* BEGIN *
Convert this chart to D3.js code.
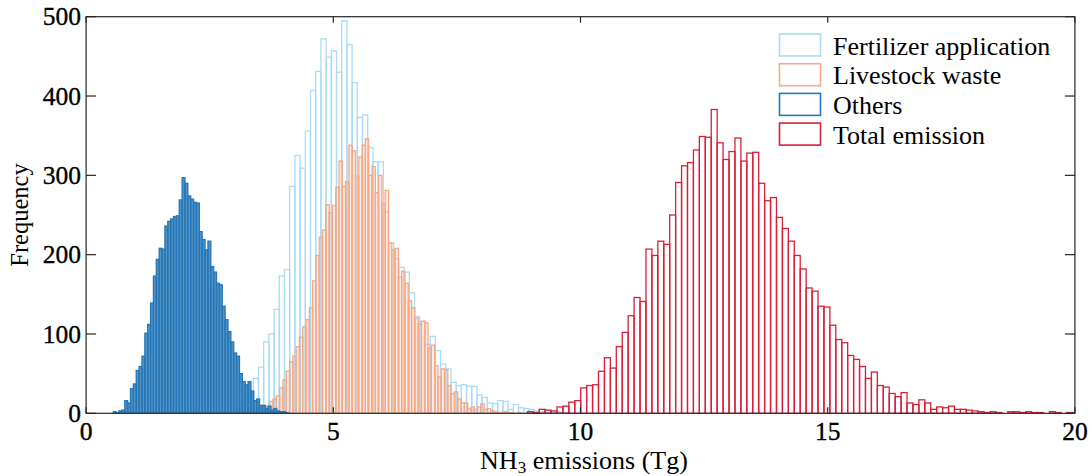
<!DOCTYPE html>
<html>
<head>
<meta charset="utf-8">
<script src="https://cdn.jsdelivr.net/npm/d3@7"></script>
<style>
  body { margin: 0; background: #fff; }
  svg { display: block; }
</style>
</head>
<body>
<svg id="chart" width="1092" height="476"></svg>
<script>
// ---------------- DATA ----------------
const seriesNames = ["Fertilizer application", "Livestock waste", "Others", "Total emission"];

// bin start (Tg) and bin width (Tg) per series
const fertilizerStart = 2.961, fertilizerBinWidth = 0.1052;
const livestockStart = 3.048, livestockBinWidth = 0.0667;
const othersStart = 0.55, othersBinWidth = 0.058;
const totalStart = 8.924, totalBinWidth = 0.12;

const fertilizerCounts = [3, 5, 21, 25, 44, 58, 90, 100, 131, 173, 181, 286, 325, 309, 356, 407, 431, 472, 449, 457,
  430, 495, 465, 417, 373, 376, 335, 317, 317, 254, 215, 195, 184, 178, 152, 122, 116, 87, 97, 79,
  62, 56, 39, 35, 36, 34, 34, 23, 20, 13, 12, 16, 15, 5, 11, 7, 6, 5, 3, 2, 3, 1, 2, 1, 1];

const livestockCounts = [1, 1, 1, 2, 2,
  3, 4, 6, 8, 9, 15, 18, 22, 32, 42, 53, 65, 72, 84, 96, 109, 118, 133,
  167, 199, 222, 231, 263, 253, 262, 285, 318, 286, 292, 338, 331, 299, 323, 338, 346, 300, 311, 278, 300, 264, 281, 215, 206, 208, 172, 179, 164,
  142, 133, 120, 113, 116, 114, 82, 86, 60, 46, 56, 55, 35, 25, 27, 18, 13, 13, 6, 8, 5, 8, 12, 5, 6, 3, 2, 1, 1, 2, 1, 1, 0, 1];

const othersCounts = [2, 1, 3, 4, 16, 13, 31, 37, 54, 59, 72, 101, 112, 139, 173, 194, 208, 207, 236, 242,
  245, 248, 249, 269, 297, 290, 274, 270, 266, 265, 229, 219, 206, 217, 185, 178, 164, 162, 135, 118,
  103, 90, 76, 72, 50, 40, 36, 40, 28, 16, 18, 10, 10, 6, 9, 4, 6, 3, 2, 2, 1];

const totalCounts = [2, 1, 5, 4, 3, 8, 9, 14, 16, 32, 35, 36, 53, 70, 57, 84, 102, 123, 146, 141,
  207, 199, 217, 213, 250, 291, 312, 316, 332, 349, 348, 383, 341, 320, 330, 347, 318, 328, 329, 290,
  268, 272, 247, 233, 217, 199, 182, 158, 154, 135, 134, 111, 93, 89, 73, 68, 59, 44, 52, 35,
  33, 25, 21, 26, 13, 11, 17, 13, 5, 8, 7, 9, 5, 5, 4, 3, 2, 1, 2, 1,
  0, 2, 2, 1, 2, 1, 1, 0, 2, 1, 0, 1];

const xTicks = [0, 5, 10, 15, 20];
const yTicks = [0, 100, 200, 300, 400, 500];
const xLabel = "emissions (Tg)";
const yLabel = "Frequency";

// ---------------- STYLE / LAYOUT ----------------
const colors = ["#aadcf6", "#f5a987", "#2677b7", "#d6203a"];
const fillOpacity = [0, 0.22, 0.8, 0];
const font = "'Liberation Serif', 'Times New Roman', serif";
const pL = 86.1, pR = 1074.9, pT = 16.7, pB = 413.3;

const svg = d3.select("#chart");
svg.append("rect").attr("width", 1092).attr("height", 476).attr("fill", "#fff");

const x = d3.scaleLinear().domain([0, 20]).range([pL, pR]);
const y = d3.scaleLinear().domain([0, 500]).range([pB, pT]);

svg.append("clipPath").attr("id", "plotclip")
  .append("rect").attr("x", pL).attr("y", pT - 2).attr("width", pR - pL).attr("height", pB - pT + 2);

const series = [
  { counts: fertilizerCounts, start: fertilizerStart, bw: fertilizerBinWidth },
  { counts: livestockCounts, start: livestockStart, bw: livestockBinWidth },
  { counts: othersCounts, start: othersStart, bw: othersBinWidth },
  { counts: totalCounts, start: totalStart, bw: totalBinWidth }
];

const plot = svg.append("g").attr("clip-path", "url(#plotclip)");
series.forEach((s, si) => {
  const bins = s.counts.map((c, i) => ({ x0: s.start + i * s.bw, x1: s.start + (i + 1) * s.bw, c }));
  plot.append("g").selectAll("rect").data(bins).join("rect")
    .attr("x", d => x(d.x0))
    .attr("width", d => x(d.x1) - x(d.x0))
    .attr("y", d => y(d.c))
    .attr("height", d => y(0) - y(d.c))
    .attr("fill", colors[si])
    .attr("fill-opacity", fillOpacity[si])
    .attr("stroke", colors[si])
    .attr("stroke-width", 1.3);
});

// axes box
const axisColor = "#262626";
svg.append("rect").attr("x", pL).attr("y", pT).attr("width", pR - pL).attr("height", pB - pT)
  .attr("fill", "none").attr("stroke", axisColor).attr("stroke-width", 1.2);

// ticks
const tg = svg.append("g").attr("stroke", axisColor).attr("stroke-width", 1.2);
xTicks.forEach(t => {
  tg.append("line").attr("x1", x(t)).attr("x2", x(t)).attr("y1", pB).attr("y2", pB - 6);
  tg.append("line").attr("x1", x(t)).attr("x2", x(t)).attr("y1", pT).attr("y2", pT + 6);
});
yTicks.forEach(t => {
  tg.append("line").attr("x1", pL).attr("x2", pL + 10).attr("y1", y(t)).attr("y2", y(t));
  tg.append("line").attr("x1", pR).attr("x2", pR - 10).attr("y1", y(t)).attr("y2", y(t));
});

// tick labels
svg.append("g").selectAll("text").data(xTicks).join("text")
  .attr("x", d => x(d)).attr("y", 440)
  .attr("text-anchor", "middle")
  .attr("font-family", font).attr("font-size", 25.5).attr("fill", "#000")
  .attr("stroke", "#000").attr("stroke-width", 0.35)
  .text(d => d);
svg.append("g").selectAll("text").data(yTicks).join("text")
  .attr("x", 81).attr("y", d => y(d)).attr("dy", "0.34em")
  .attr("text-anchor", "end")
  .attr("font-family", font).attr("font-size", 25.5).attr("fill", "#000")
  .attr("stroke", "#000").attr("stroke-width", 0.35)
  .text(d => d);

// axis labels
const xl = svg.append("text")
  .attr("x", 584).attr("y", 469)
  .attr("text-anchor", "middle")
  .attr("font-family", font).attr("font-size", 26).attr("fill", "#000");
xl.append("tspan").text("NH");
xl.append("tspan").attr("font-size", 17).attr("dy", 4).text("3");
xl.append("tspan").attr("dy", -4).text(" " + xLabel);

svg.append("text")
  .attr("transform", `translate(28, ${(pT + pB) / 2}) rotate(-90)`)
  .attr("text-anchor", "middle")
  .attr("font-family", font).attr("font-size", 24.5).attr("fill", "#000")
  .text(yLabel);

// legend
const lg = svg.append("g");
seriesNames.forEach((name, i) => {
  const cy = 45 + i * 29.7;
  lg.append("rect").attr("x", 779.5).attr("y", cy - 11).attr("width", 41).attr("height", 22)
    .attr("fill", "#fff").attr("stroke", colors[i]).attr("stroke-width", 1.6);
  lg.append("text").attr("x", 833).attr("y", cy + 9.5)
    .attr("font-family", font).attr("font-size", 26).attr("fill", "#000")
    .text(name);
});
</script>
</body>
</html>
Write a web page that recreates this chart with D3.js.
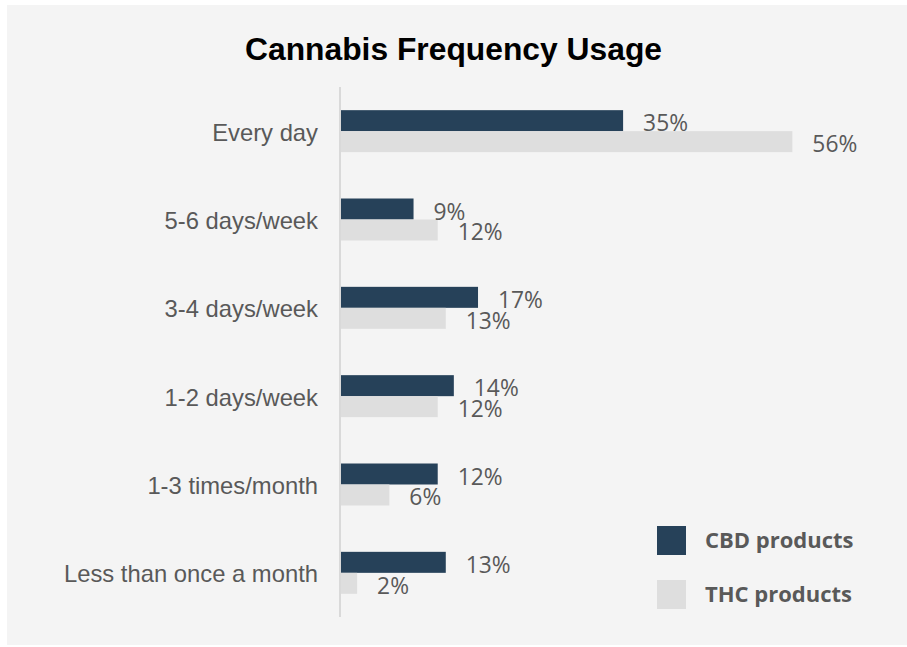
<!DOCTYPE html>
<html>
<head>
<meta charset="utf-8">
<script src="https://cdn.jsdelivr.net/npm/d3@7"></script>
<style>
  html, body { margin: 0; padding: 0; background: #ffffff; }
  svg { display: block; }
</style>
</head>
<body>
<svg id="chart" width="907" height="647"></svg>
<script>
// Usage frequency categories, top to bottom
const categories = [
  "Every day",
  "5-6 days/week",
  "3-4 days/week",
  "1-2 days/week",
  "1-3 times/month",
  "Less than once a month"
];
// Share of respondents (%) per product type
const cbdValues = [35, 9, 17, 14, 12, 13];
const thcValues = [56, 12, 13, 12, 6, 2];
const seriesNames = ["CBD products", "THC products"];
const seriesColors = ["#264159", "#dedede"];

const svg = d3.select("#chart");
const W = 907, H = 647;

// panel background
svg.append("rect")
  .attr("x", 7).attr("y", 5)
  .attr("width", W - 7).attr("height", H - 7)
  .attr("fill", "#f4f4f4");

// title
svg.append("text")
  .attr("x", 453.5).attr("y", 60)
  .attr("text-anchor", "middle")
  .attr("font-family", "Liberation Sans, Arial, sans-serif")
  .attr("font-weight", "bold")
  .attr("font-size", 31.8)
  .attr("fill", "#000000")
  .text("Cannabis Frequency Usage");

const x = d3.scaleLinear().domain([0, 100]).range([341, 341 + 806]);
const y = d3.scaleBand().domain(categories)
  .range([87, 617])
  .paddingInner(0.5245)
  .paddingOuter(0.26225);
const ySub = d3.scaleBand().domain(seriesNames).range([0, y.bandwidth()]);

const rows = categories.map((c, i) => ({
  category: c,
  values: [
    { series: seriesNames[0], value: cbdValues[i], color: seriesColors[0] },
    { series: seriesNames[1], value: thcValues[i], color: seriesColors[1] }
  ]
}));

// vertical category axis line
svg.append("line")
  .attr("x1", 340).attr("x2", 340)
  .attr("y1", 87).attr("y2", 617)
  .attr("stroke", "#d9d9d9")
  .attr("stroke-width", 2);

// category labels
svg.append("g").selectAll("text")
  .data(categories)
  .join("text")
  .attr("x", 318)
  .attr("y", d => y(d) + y.bandwidth() / 2 + 9.5)
  .attr("text-anchor", "end")
  .attr("font-family", "Liberation Sans, Arial, sans-serif")
  .attr("font-size", 23.8)
  .attr("fill", "#595959")
  .text(d => d);

const groups = svg.append("g").selectAll("g")
  .data(rows)
  .join("g")
  .attr("transform", d => `translate(0,${y(d.category)})`);

groups.selectAll("rect")
  .data(d => d.values)
  .join("rect")
  .attr("x", x(0))
  .attr("y", d => ySub(d.series))
  .attr("width", d => x(d.value) - x(0))
  .attr("height", ySub.bandwidth())
  .attr("fill", d => d.color);

groups.selectAll("text")
  .data(d => d.values)
  .join("text")
  .attr("x", d => x(d.value) + 20)
  .attr("y", d => ySub(d.series) + ySub.bandwidth() / 2 + 10.5)
  .attr("font-family", "Open Sans, Noto Sans, sans-serif")
  .attr("font-size", 22.8)
  .attr("fill", "#595959")
  .text(d => d.value + "%");

// legend
const legend = svg.append("g").selectAll("g")
  .data(seriesNames)
  .join("g")
  .attr("transform", (d, i) => `translate(657,${526 + i * 54})`);

legend.append("rect")
  .attr("width", 29).attr("height", 29)
  .attr("fill", (d, i) => seriesColors[i]);

legend.append("text")
  .attr("x", 48).attr("y", 22)
  .attr("font-family", "Open Sans, Noto Sans, sans-serif")
  .attr("font-weight", "bold")
  .attr("font-size", 22)
  .attr("fill", "#595959")
  .text(d => d);
</script>
</body>
</html>
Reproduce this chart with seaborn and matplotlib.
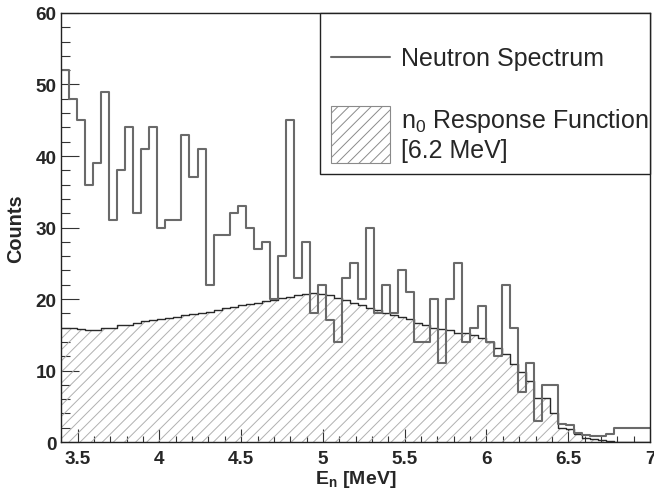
import numpy as np
import pandas as pd
import matplotlib
matplotlib.use('Agg')
import matplotlib.pyplot as plt
import seaborn as sns
from matplotlib.patches import Rectangle
from matplotlib.lines import Line2D
from matplotlib.ticker import MultipleLocator

# histogram binning (MeV)
e_start = 3.4
bin_width = 0.049

# neutron spectrum counts per bin
neutron = [52, 48, 45, 36, 39, 49, 31, 38, 44, 32, 41, 44, 30, 31, 31, 43, 37, 41, 22, 29,
           29, 32, 33, 30, 27, 28, 20, 26, 45, 23, 28, 18, 22, 17, 14, 23, 25, 20, 30, 18,
           22, 18, 24, 21, 14, 14, 20, 11, 20, 25, 14, 16, 19, 14, 12, 22, 16, 7, 11, 3,
           8, 8, 2.5, 2.4, 1.3, 1.0, 0.8, 0.8, 1.1, 2, 2, 2, 2, 2]

# n0 response function [6.2 MeV]
response = [16.0, 15.9, 15.8, 15.7, 15.7, 15.9, 16.0, 16.3, 16.4, 16.7, 16.9, 17.0, 17.2, 17.4,
            17.5, 17.8, 17.9, 18.1, 18.2, 18.5, 18.7, 18.9, 19.1, 19.3, 19.5, 19.7, 19.9, 20.1,
            20.3, 20.5, 20.7, 20.8, 20.7, 20.5, 20.2, 19.9, 19.4, 19.2, 18.8, 18.4, 18.1, 17.8,
            17.5, 17.2, 16.7, 16.3, 15.9, 15.8, 15.7, 15.3, 15.2, 15.0, 14.6, 14.0, 13.2, 12.3,
            10.9, 9.8, 8.6, 6.2, 6.1, 4.1, 2.0, 1.8, 1.1, 0.6, 0.4, 0.3, 0.1, 0, 0, 0, 0, 0]

edges = list(e_start + bin_width * np.arange(len(neutron) + 1))
df = pd.DataFrame({'E': np.array(edges[:-1]) + bin_width / 2, 'neutron': neutron,
                   'response': response})

sns.set_style('ticks')
plt.rcParams['font.family'] = ['Liberation Sans', 'DejaVu Sans']
plt.rcParams['mathtext.fontset'] = 'custom'
plt.rcParams['mathtext.rm'] = 'Liberation Sans'
plt.rcParams['mathtext.bf'] = 'Liberation Sans:bold'
plt.rcParams['hatch.linewidth'] = 0.7

hatch_col = '#b0b0b0'
fig = plt.figure(figsize=(6.54, 4.89), dpi=100)
ax = fig.add_axes([0.0937, 0.094, 0.9002, 0.8774])

# response function: hatched fill + dark outline
sns.histplot(data=df, x='E', weights='response', bins=edges, element='step', fill=True,
             color=hatch_col, facecolor='none', edgecolor=hatch_col, linewidth=0,
             hatch='///', ax=ax)
sns.histplot(data=df, x='E', weights='response', bins=edges, element='step', fill=False,
             color='#2a2a2a', linewidth=1.0, ax=ax)
# neutron spectrum
sns.histplot(data=df, x='E', weights='neutron', bins=edges, element='step', fill=False,
             color='#6a6a6a', linewidth=1.5, ax=ax)

ax.set_xlim(3.4, 7.0)
ax.set_ylim(0, 60)
ax.xaxis.set_major_locator(MultipleLocator(0.5))
ax.xaxis.set_minor_locator(MultipleLocator(0.1))
ax.yaxis.set_major_locator(MultipleLocator(10))
ax.yaxis.set_minor_locator(MultipleLocator(2))
ax.set_xticks([3.5, 4, 4.5, 5, 5.5, 6, 6.5, 7])
ax.set_xticklabels(['3.5', '4', '4.5', '5', '5.5', '6', '6.5', '7'])
ax.tick_params(axis='both', which='both', direction='in', color='#333333', width=0.8,
               labelsize=13.6, top=False, right=False)
ax.tick_params(axis='y', which='major', length=12.7, pad=3.4)
ax.tick_params(axis='y', which='minor', length=6.7)
ax.tick_params(axis='x', which='major', length=9.1, pad=5.5)
ax.tick_params(axis='x', which='minor', length=4.3)
for lab in ax.get_xticklabels() + ax.get_yticklabels():
    lab.set_fontweight('bold')
for s in ax.spines.values():
    s.set_visible(True)
    s.set_color('#222222')
    s.set_linewidth(1.0)

ax.set_xlabel('')
ax.set_ylabel('')
ax.text(0.5, -0.086, r'E$_\mathbf{n}$ [MeV]', transform=ax.transAxes, ha='center', va='center',
        fontsize=14, fontweight='bold')
ax.text(-0.078, 0.5, 'Counts', transform=ax.transAxes, ha='center', va='center',
        rotation=90, fontsize=14.3, fontweight='bold')

# legend box drawn by hand (ROOT TLegend look)
ax.add_patch(Rectangle((0.439, 0.6247), 0.561, 0.3753, transform=ax.transAxes,
                       facecolor='white', edgecolor='#222222', linewidth=1.0, zorder=5,
                       clip_on=False))
ax.add_line(Line2D([0.458, 0.558], [0.897, 0.897], transform=ax.transAxes,
                   color='#6a6a6a', linewidth=1.5, zorder=6))
ax.add_patch(Rectangle((0.458, 0.650), 0.100, 0.133, transform=ax.transAxes,
                       facecolor='white', edgecolor='#8a8a8a', linewidth=0.8, hatch='///',
                       zorder=6))
ax.text(0.577, 0.895, 'Neutron Spectrum', transform=ax.transAxes, ha='left', va='center',
        fontsize=18, zorder=7)
ax.text(0.577, 0.750, r'n$_\mathregular{0}$ Response Function', transform=ax.transAxes,
        ha='left', va='center', fontsize=18, zorder=7)
ax.text(0.577, 0.680, '[6.2 MeV]', transform=ax.transAxes, ha='left', va='center',
        fontsize=18, zorder=7)

fig.savefig('out.png', dpi=100)
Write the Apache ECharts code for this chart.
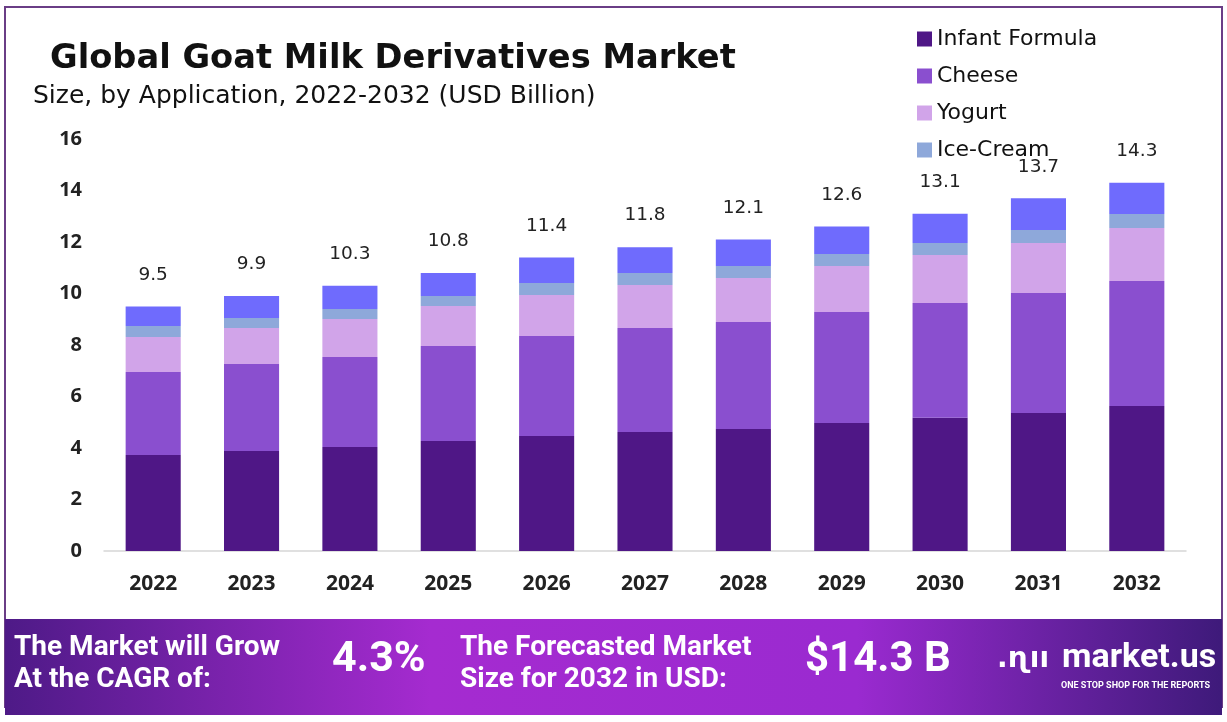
* END *
*WHAT YOU WILL DO*:
Nothing but the lines from the start of the records above through the line with "3, 1, 2, 1, 1];" should be retyped, each exactly as written; leave out all pictures.

*TASK OUTPUT*:
Convert this chart to D3.js code.
<!DOCTYPE html>
<html>
<head>
<meta charset="utf-8">
<script src="https://cdn.jsdelivr.net/npm/d3@7"></script>
<style>
  body { margin: 0; background: #fff; }
  svg { display: block; }
</style>
</head>
<body>
<svg id="chart" width="1092" height="476"></svg>
<script>
// ---------------- DATA ----------------
const seriesNames = ["Fertilizer application", "Livestock waste", "Others", "Total emission"];

// bin start (Tg) and bin width (Tg) per series
const fertilizerStart = 2.961, fertilizerBinWidth = 0.1052;
const livestockStart = 3.048, livestockBinWidth = 0.0667;
const othersStart = 0.55, othersBinWidth = 0.058;
const totalStart = 8.924, totalBinWidth = 0.12;

const fertilizerCounts = [3, 5, 21, 25, 44, 58, 90, 100, 131, 173, 181, 286, 325, 309, 356, 407, 431, 472, 449, 457,
  430, 495, 465, 417, 373, 376, 335, 317, 317, 254, 215, 195, 184, 178, 152, 122, 116, 87, 97, 79,
  62, 56, 39, 35, 36, 34, 34, 23, 20, 13, 12, 16, 15, 5, 11, 7, 6, 5, 3, 2, 3, 1, 2, 1, 1];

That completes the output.